Russia will not conduct a direct kinetic strike on NATO territory within 30 days
Despite escalatory rhetoric, nuclear-triad modernization announcements, and Putin's framing of Western states as adversaries, Russia is overwhelmingly likely to avoid a direct attributed kinetic strike on NATO member soil over the next month. Putin's own red-line statement functions as both threat and ceiling, and Russia retains cheaper escalation options inside Ukraine with no operational benefit from crossing the Article 5 threshold.
Escalation management dominates today's outlook: Russia is overwhelmingly likely to keep its war below the NATO threshold even as Ukrainian strikes keep Crimea's energy grid burning, while internal repression intensifies in both Moscow and Tehran. On the structural front, Arctic ice slips past another depressed seasonal marker and US-China decoupling pushes deeper into robotics and AI-enabled cyber threats.
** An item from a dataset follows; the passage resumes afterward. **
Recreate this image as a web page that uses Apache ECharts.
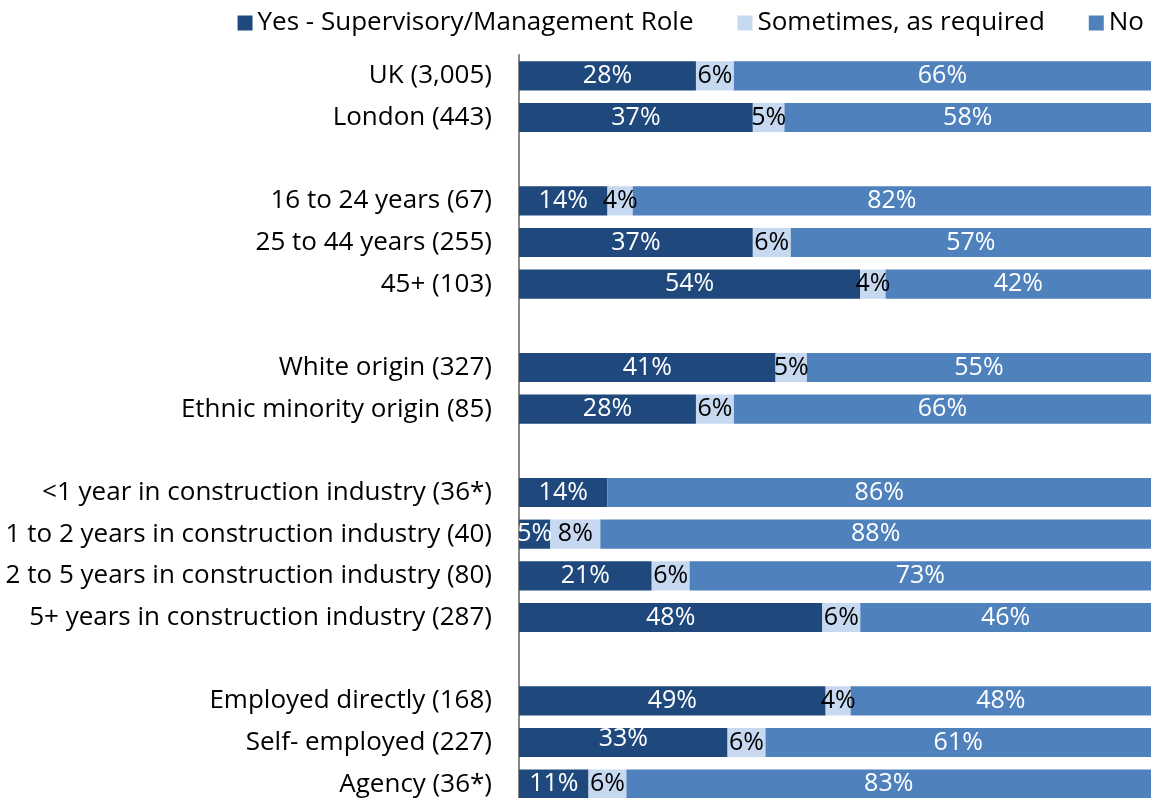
<!DOCTYPE html>
<html><head><meta charset="utf-8">
<script src="https://cdn.jsdelivr.net/npm/echarts@6/dist/echarts.min.js"></script>
<style>html,body{margin:0;padding:0;background:#fff;overflow:hidden}#c{width:1157px;height:805px}</style>
</head><body><div id="c"></div>
<script>
const categories = ["UK (3,005)","London (443)","","16 to 24 years (67)","25 to 44 years (255)","45+ (103)","","White origin (327)","Ethnic minority origin (85)","","<1 year in construction industry (36*)","1 to 2 years in construction industry (40)","2 to 5 years in construction industry (80)","5+ years in construction industry (287)","","Employed directly (168)","Self- employed (227)","Agency (36*)"];
const seriesNames = ["Yes - Supervisory/Management Role","Sometimes, as required","No"];
const yesVals = [28,37,null,14,37,54,null,41,28,null,14,5,21,48,null,49,33,11];
const sometimesVals = [6,5,null,4,6,4,null,5,6,null,0,8,6,6,null,4,6,6];
const noVals = [66,58,null,82,57,42,null,55,66,null,86,88,73,46,null,48,61,83];
const colors = ["#1f497d","#c6d9f1","#4f81bd"];
const labelColors = ["#ffffff","#000000","#ffffff"];
const FONT = "Open Sans";
const FS = 26;

const raw = [yesVals, sometimesVals, noVals];
const totals = categories.map((c,i)=> raw.reduce((s,a)=>s+(a[i]||0),0));
const chart = echarts.init(document.getElementById('c'));
chart.setOption({
  animation:false,
  textStyle:{fontFamily:FONT},
  legend:{
    right:8, top:5, itemWidth:15, itemHeight:15, itemGap:44,
    icon:'rect',
    textStyle:{fontSize:FS, color:'#000', fontFamily:FONT},
    data:seriesNames
  },
  grid:{left:519, right:6, top:55, bottom:0, containLabel:false},
  xAxis:{type:'value', min:0, max:100, show:false},
  yAxis:{type:'category', inverse:true, data:categories,
    axisLine:{show:true, lineStyle:{color:'#868686', width:2}},
    axisTick:{show:false},
    axisLabel:{fontSize:FS, color:'#000', margin:27, fontFamily:FONT}
  },
  series: raw.map((arr,k)=>({
    name:seriesNames[k], type:'bar', stack:'s', barWidth:'70%',
    itemStyle:{color:colors[k]},
    data: arr.map((v,i)=> {
      if (v===null||v===0) return null;
      const item = {value: v/totals[i]*100};
      if (k===0 && categories[i]==="Self- employed (227)") item.label = {offset:[0,-4]};
      return item;
    }),
    label:{show:true, position:'inside', color:labelColors[k], fontSize:25, fontFamily:FONT,
      formatter:(p)=> raw[k][p.dataIndex] + '%'}
  }))
});
</script></body></html>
I set this slightly above the analyst's 0.90 and the Skeptic's 0.90. The base rate is decisive: across 98+ days of intense confrontation (and indeed the entire war), Russia has not conducted a single attributed kinetic strike on NATO territory. The Putin behavioral profile (BVI 5, medium volatility) shows a leader who deliberates for weeks-to-months and manages escalation carefully — his nuclear rhetoric follows a predictable pattern (escalates before setbacks, de-escalates after tactical gains) rather than translating into reckless cross-threshold action. The Skeptic correctly noted the argument leans on signaling over force-movement data, so I retain a meaningful 8% tail for an accidental/debris-attribution incident or a deliberate false-flag (the Russia-Ukraine density matrix assigns ~20% to a 'false flag/provocation' interpretation, but that scenario explicitly keeps 'direct NATO conflict unlikely'). Game Theory and Alliance Dynamics pillars converge: a deliberate strike has no rational payoff. The military analyst has a strong track record (Brier 0.15) though with a slight overprediction bias — here the forecast is for a non-event, so that bias does not inflate the strike risk. This is reassuring rather than alarming, hence high (not critical) severity.